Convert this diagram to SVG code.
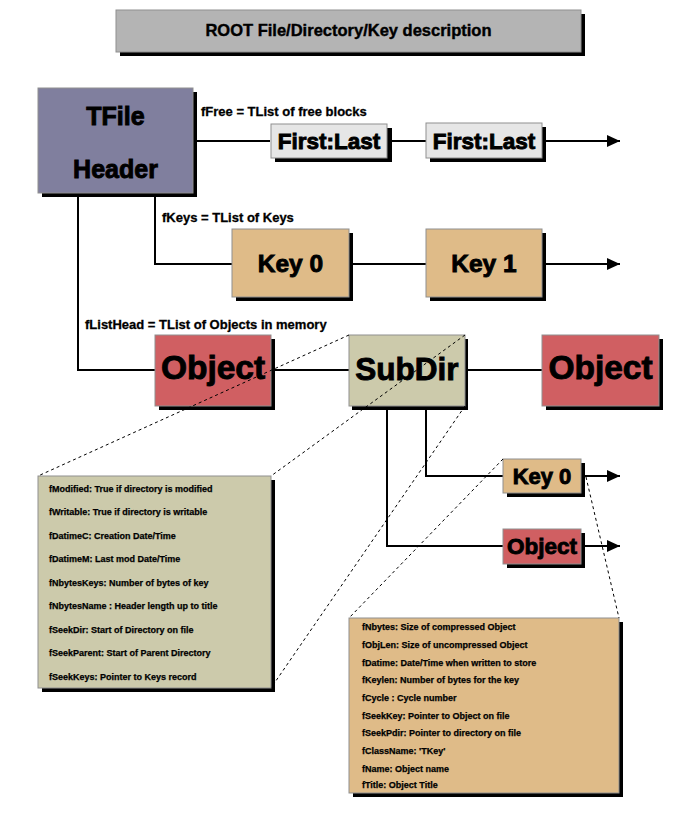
<svg xmlns="http://www.w3.org/2000/svg" width="698" height="830" viewBox="0 0 698 830">
<defs>
<style>
.sh{fill:#000}
.box{stroke:#8f8f8f;stroke-width:1}
.t{font-family:"Liberation Sans",Arial,sans-serif;font-weight:bold;fill:#000}
.big{text-anchor:middle;stroke:#000;stroke-width:0.9}
.ln{stroke:#000;stroke-width:2;fill:none}
.dash{stroke:#000;stroke-width:1;stroke-dasharray:3 3;fill:none}
.grey{fill:#b4b4b4}
.file{fill:#807f9e}
.blk{fill:#e6e6e6}
.key{fill:#dfbb88}
.obj{fill:#d05f62}
.dir{fill:#cccaab}
.lab{font-size:13px;stroke:#000;stroke-width:0.3}
.row{font-size:9px;stroke:#000;stroke-width:0.25}
</style>
<marker id="arr" markerUnits="userSpaceOnUse" markerWidth="14" markerHeight="12" refX="13" refY="6" orient="auto">
<path d="M0,0 L13,6 L0,12 Z" fill="#000"/>
</marker>
</defs>
<rect width="698" height="830" fill="#fff"/>

<g id="connectors">
<path class="ln" d="M197,141 H270"/>
<path class="ln" d="M387,141 H426"/>
<path class="ln" d="M546,141 H620" marker-end="url(#arr)"/>
<path class="ln" d="M155,197 V264 H232"/>
<path class="ln" d="M349,264 H426"/>
<path class="ln" d="M546,264 H620" marker-end="url(#arr)"/>
<path class="ln" d="M78,197 V370 H155"/>
<path class="ln" d="M275,370 H349"/>
<path class="ln" d="M468,370 H542"/>
<path class="ln" d="M387,410 V546 H503"/>
<path class="ln" d="M426,410 V476 H503"/>
<path class="ln" d="M585,476 H620" marker-end="url(#arr)"/>
<path class="ln" d="M585,546 H620" marker-end="url(#arr)"/>
</g>

<g id="title">
<rect class="sh" x="120" y="14" width="465" height="42"/>
<rect class="box grey" x="116" y="10" width="465" height="42"/>
<text class="t" x="348.5" y="36" font-size="16.5" text-anchor="middle" stroke="#000" stroke-width="0.4">ROOT File/Directory/Key description</text>
</g>

<g id="tfile">
<rect class="sh" x="42" y="92" width="155" height="105"/>
<rect class="box file" x="38" y="88" width="155" height="105"/>
<text class="t big" x="115.5" y="125" font-size="25">TFile</text>
<text class="t big" x="115.5" y="178" font-size="25">Header</text>
</g>

<g id="labels">
<text class="t lab" x="201" y="116">fFree = TList of free blocks</text>
<text class="t lab" x="162" y="222">fKeys = TList of Keys</text>
<text class="t lab" x="85" y="329">fListHead = TList of Objects in memory</text>
</g>

<g id="free1">
<rect class="sh" x="275" y="128" width="117" height="34"/>
<rect class="box blk" x="271" y="124" width="116" height="34"/>
<text class="t big" x="329" y="149" font-size="22.5">First:Last</text>
</g>
<g id="free2">
<rect class="sh" x="430" y="127" width="116" height="35"/>
<rect class="box blk" x="426" y="123" width="116" height="35"/>
<text class="t big" x="484" y="149" font-size="22.5">First:Last</text>
</g>

<g id="key0">
<rect class="sh" x="236" y="233" width="117" height="68"/>
<rect class="box key" x="232" y="229" width="117" height="68"/>
<text class="t big" x="290.5" y="272" font-size="24.5">Key 0</text>
</g>
<g id="key1">
<rect class="sh" x="430" y="233" width="116" height="68"/>
<rect class="box key" x="426" y="229" width="116" height="68"/>
<text class="t big" x="484" y="272" font-size="24.5">Key 1</text>
</g>

<g id="object1">
<rect class="sh" x="159" y="339" width="116" height="71"/>
<rect class="box obj" x="155" y="335" width="116" height="71"/>
<text class="t big" x="213" y="379" font-size="33.5">Object</text>
</g>
<g id="subdir">
<rect class="sh" x="352" y="339" width="116" height="71"/>
<rect class="box dir" x="349" y="335" width="116" height="71"/>
<text class="t big" x="407" y="380" font-size="31.5">SubDir</text>
</g>
<g id="object2">
<rect class="sh" x="546" y="339" width="117" height="71"/>
<rect class="box obj" x="542" y="335" width="117" height="71"/>
<text class="t big" x="600.5" y="379" font-size="33.5">Object</text>
</g>

<g id="key0small">
<rect class="sh" x="507" y="463" width="78" height="34"/>
<rect class="box key" x="503" y="459" width="78" height="34"/>
<text class="t big" x="542" y="484" font-size="22">Key 0</text>
</g>
<g id="objectsmall">
<rect class="sh" x="507" y="533" width="78" height="35"/>
<rect class="box obj" x="503" y="529" width="78" height="35"/>
<text class="t big" x="542" y="554" font-size="22.5">Object</text>
</g>

<g id="dirdesc">
<rect class="sh" x="42" y="480" width="233" height="212"/>
<rect class="box dir" x="38" y="476" width="233" height="212"/>
<g class="t row">
<text x="49" y="491.5">fModified: True if directory is modified</text>
<text x="49" y="515">fWritable: True if directory is writable</text>
<text x="49" y="538.5">fDatimeC: Creation Date/Time</text>
<text x="49" y="562">fDatimeM: Last mod Date/Time</text>
<text x="49" y="585.5">fNbytesKeys: Number of bytes of key</text>
<text x="49" y="609">fNbytesName : Header length up to title</text>
<text x="49" y="632.5">fSeekDir: Start of Directory on file</text>
<text x="49" y="656">fSeekParent: Start of Parent Directory</text>
<text x="49" y="679.5">fSeekKeys: Pointer to Keys record</text>
</g>
</g>

<g id="keydesc">
<rect class="sh" x="353" y="622" width="270" height="175"/>
<rect class="box key" x="349" y="618" width="270" height="175"/>
<g class="t row">
<text x="362" y="629.5">fNbytes: Size of compressed Object</text>
<text x="362" y="647.5">fObjLen: Size of uncompressed Object</text>
<text x="362" y="665.5">fDatime: Date/Time when written to store</text>
<text x="362" y="682.5">fKeylen: Number of bytes for the key</text>
<text x="362" y="700.5">fCycle : Cycle number</text>
<text x="362" y="718.5">fSeekKey: Pointer to Object on file</text>
<text x="362" y="735.5">fSeekPdir: Pointer to directory on file</text>
<text x="362" y="753.5">fClassName: 'TKey'</text>
<text x="362" y="771.5">fName: Object name</text>
<text x="362" y="787.5">fTitle: Object Title</text>
</g>
</g>

<g id="zoom-lines">
<path class="dash" d="M349,335 L38,476"/>
<path class="dash" d="M465,335 L271,476"/>
<path class="dash" d="M465,406 L271,688"/>
<path class="dash" d="M503,459 L349,618"/>
<path class="dash" d="M586,477 L619,618"/>
</g>
</svg>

-- -- --

- _Stated problem_: Write out again every line above exactly as given; the pictures do not belong in the copy.

- _Exercise answer_:
Convert this diagram to SVG code.
<svg xmlns="http://www.w3.org/2000/svg" width="698" height="830" viewBox="0 0 698 830">
<defs>
<style>
.sh{fill:#000}
.box{stroke:#8f8f8f;stroke-width:1}
.t{font-family:"Liberation Sans",Arial,sans-serif;font-weight:bold;fill:#000}
.big{text-anchor:middle;stroke:#000;stroke-width:0.9}
.ln{stroke:#000;stroke-width:2;fill:none}
.dash{stroke:#000;stroke-width:1;stroke-dasharray:3 3;fill:none}
.grey{fill:#b4b4b4}
.file{fill:#807f9e}
.blk{fill:#e6e6e6}
.key{fill:#dfbb88}
.obj{fill:#d05f62}
.dir{fill:#cccaab}
.lab{font-size:13px;stroke:#000;stroke-width:0.3}
.row{font-size:9px;stroke:#000;stroke-width:0.25}
</style>
<marker id="arr" markerUnits="userSpaceOnUse" markerWidth="14" markerHeight="12" refX="13" refY="6" orient="auto">
<path d="M0,0 L13,6 L0,12 Z" fill="#000"/>
</marker>
</defs>
<rect width="698" height="830" fill="#fff"/>

<g id="connectors">
<path class="ln" d="M197,141 H270"/>
<path class="ln" d="M387,141 H426"/>
<path class="ln" d="M546,141 H620" marker-end="url(#arr)"/>
<path class="ln" d="M155,197 V264 H232"/>
<path class="ln" d="M349,264 H426"/>
<path class="ln" d="M546,264 H620" marker-end="url(#arr)"/>
<path class="ln" d="M78,197 V370 H155"/>
<path class="ln" d="M275,370 H349"/>
<path class="ln" d="M468,370 H542"/>
<path class="ln" d="M387,410 V546 H503"/>
<path class="ln" d="M426,410 V476 H503"/>
<path class="ln" d="M585,476 H620" marker-end="url(#arr)"/>
<path class="ln" d="M585,546 H620" marker-end="url(#arr)"/>
</g>

<g id="title">
<rect class="sh" x="120" y="14" width="465" height="42"/>
<rect class="box grey" x="116" y="10" width="465" height="42"/>
<text class="t" x="348.5" y="36" font-size="16.5" text-anchor="middle" stroke="#000" stroke-width="0.4">ROOT File/Directory/Key description</text>
</g>

<g id="tfile">
<rect class="sh" x="42" y="92" width="155" height="105"/>
<rect class="box file" x="38" y="88" width="155" height="105"/>
<text class="t big" x="115.5" y="125" font-size="25">TFile</text>
<text class="t big" x="115.5" y="178" font-size="25">Header</text>
</g>

<g id="labels">
<text class="t lab" x="201" y="116">fFree = TList of free blocks</text>
<text class="t lab" x="162" y="222">fKeys = TList of Keys</text>
<text class="t lab" x="85" y="329">fListHead = TList of Objects in memory</text>
</g>

<g id="free1">
<rect class="sh" x="275" y="128" width="117" height="34"/>
<rect class="box blk" x="271" y="124" width="116" height="34"/>
<text class="t big" x="329" y="149" font-size="22.5">First:Last</text>
</g>
<g id="free2">
<rect class="sh" x="430" y="127" width="116" height="35"/>
<rect class="box blk" x="426" y="123" width="116" height="35"/>
<text class="t big" x="484" y="149" font-size="22.5">First:Last</text>
</g>

<g id="key0">
<rect class="sh" x="236" y="233" width="117" height="68"/>
<rect class="box key" x="232" y="229" width="117" height="68"/>
<text class="t big" x="290.5" y="272" font-size="24.5">Key 0</text>
</g>
<g id="key1">
<rect class="sh" x="430" y="233" width="116" height="68"/>
<rect class="box key" x="426" y="229" width="116" height="68"/>
<text class="t big" x="484" y="272" font-size="24.5">Key 1</text>
</g>

<g id="object1">
<rect class="sh" x="159" y="339" width="116" height="71"/>
<rect class="box obj" x="155" y="335" width="116" height="71"/>
<text class="t big" x="213" y="379" font-size="33.5">Object</text>
</g>
<g id="subdir">
<rect class="sh" x="352" y="339" width="116" height="71"/>
<rect class="box dir" x="349" y="335" width="116" height="71"/>
<text class="t big" x="407" y="380" font-size="31.5">SubDir</text>
</g>
<g id="object2">
<rect class="sh" x="546" y="339" width="117" height="71"/>
<rect class="box obj" x="542" y="335" width="117" height="71"/>
<text class="t big" x="600.5" y="379" font-size="33.5">Object</text>
</g>

<g id="key0small">
<rect class="sh" x="507" y="463" width="78" height="34"/>
<rect class="box key" x="503" y="459" width="78" height="34"/>
<text class="t big" x="542" y="484" font-size="22">Key 0</text>
</g>
<g id="objectsmall">
<rect class="sh" x="507" y="533" width="78" height="35"/>
<rect class="box obj" x="503" y="529" width="78" height="35"/>
<text class="t big" x="542" y="554" font-size="22.5">Object</text>
</g>

<g id="dirdesc">
<rect class="sh" x="42" y="480" width="233" height="212"/>
<rect class="box dir" x="38" y="476" width="233" height="212"/>
<g class="t row">
<text x="49" y="491.5">fModified: True if directory is modified</text>
<text x="49" y="515">fWritable: True if directory is writable</text>
<text x="49" y="538.5">fDatimeC: Creation Date/Time</text>
<text x="49" y="562">fDatimeM: Last mod Date/Time</text>
<text x="49" y="585.5">fNbytesKeys: Number of bytes of key</text>
<text x="49" y="609">fNbytesName : Header length up to title</text>
<text x="49" y="632.5">fSeekDir: Start of Directory on file</text>
<text x="49" y="656">fSeekParent: Start of Parent Directory</text>
<text x="49" y="679.5">fSeekKeys: Pointer to Keys record</text>
</g>
</g>

<g id="keydesc">
<rect class="sh" x="353" y="622" width="270" height="175"/>
<rect class="box key" x="349" y="618" width="270" height="175"/>
<g class="t row">
<text x="362" y="629.5">fNbytes: Size of compressed Object</text>
<text x="362" y="647.5">fObjLen: Size of uncompressed Object</text>
<text x="362" y="665.5">fDatime: Date/Time when written to store</text>
<text x="362" y="682.5">fKeylen: Number of bytes for the key</text>
<text x="362" y="700.5">fCycle : Cycle number</text>
<text x="362" y="718.5">fSeekKey: Pointer to Object on file</text>
<text x="362" y="735.5">fSeekPdir: Pointer to directory on file</text>
<text x="362" y="753.5">fClassName: 'TKey'</text>
<text x="362" y="771.5">fName: Object name</text>
<text x="362" y="787.5">fTitle: Object Title</text>
</g>
</g>

<g id="zoom-lines">
<path class="dash" d="M349,335 L38,476"/>
<path class="dash" d="M465,335 L271,476"/>
<path class="dash" d="M465,406 L271,688"/>
<path class="dash" d="M503,459 L349,618"/>
<path class="dash" d="M586,477 L619,618"/>
</g>
</svg>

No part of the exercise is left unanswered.